In my mind, I prioritize his features as Baptist first, and Autonomy second. In NC we are getting so far away from Autonomy it is not funny. As long as the Financial Policy precludes churches from participation we will continue to decline in numbers.

Cooperative Baptist Fellowship is trying to follow our heritage more closely, in my opinion. I recently asked Larry Hovis for some stats on the last year of CBFNC and here they are:

Undesignated gifts (to CBFNC ministries) increased approximately $134,000 or 12.8%.

Designated gifts (to any causes, including other Baptist agencies and institutions) increased approximately $495,000 or 16.7%

Number of contributing churches to CBFNC ministries increased from 257 to 282.

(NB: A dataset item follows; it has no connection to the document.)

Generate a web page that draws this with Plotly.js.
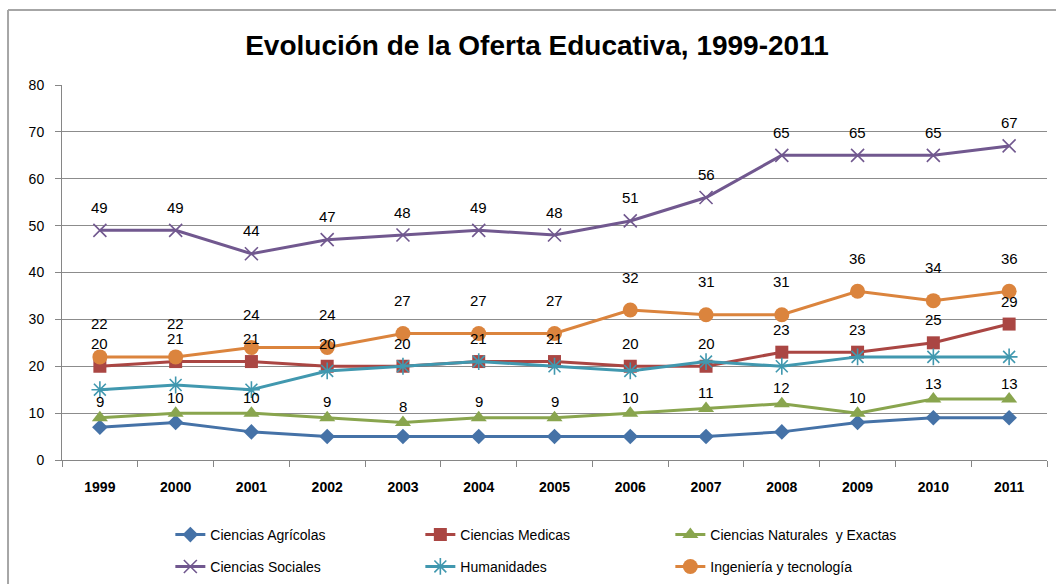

Of those 282 churches, 109 utilize the Missions Resource Plan. There were 75 at the beginning of the year.

There are another 58 churches (340 total) that are considered "Partner Churches." These 58 may be new church starts, or churches that give to National CBF or a designated cause, but not CBFNC.

I was asked to support my contention that CBFNC is growing while NCBSC is declining and this pretty well tells the story in NC. How I wish there might be a coming together again, but as long as the SBC mantra of BF&M 2000 is in control, I don't see it happening.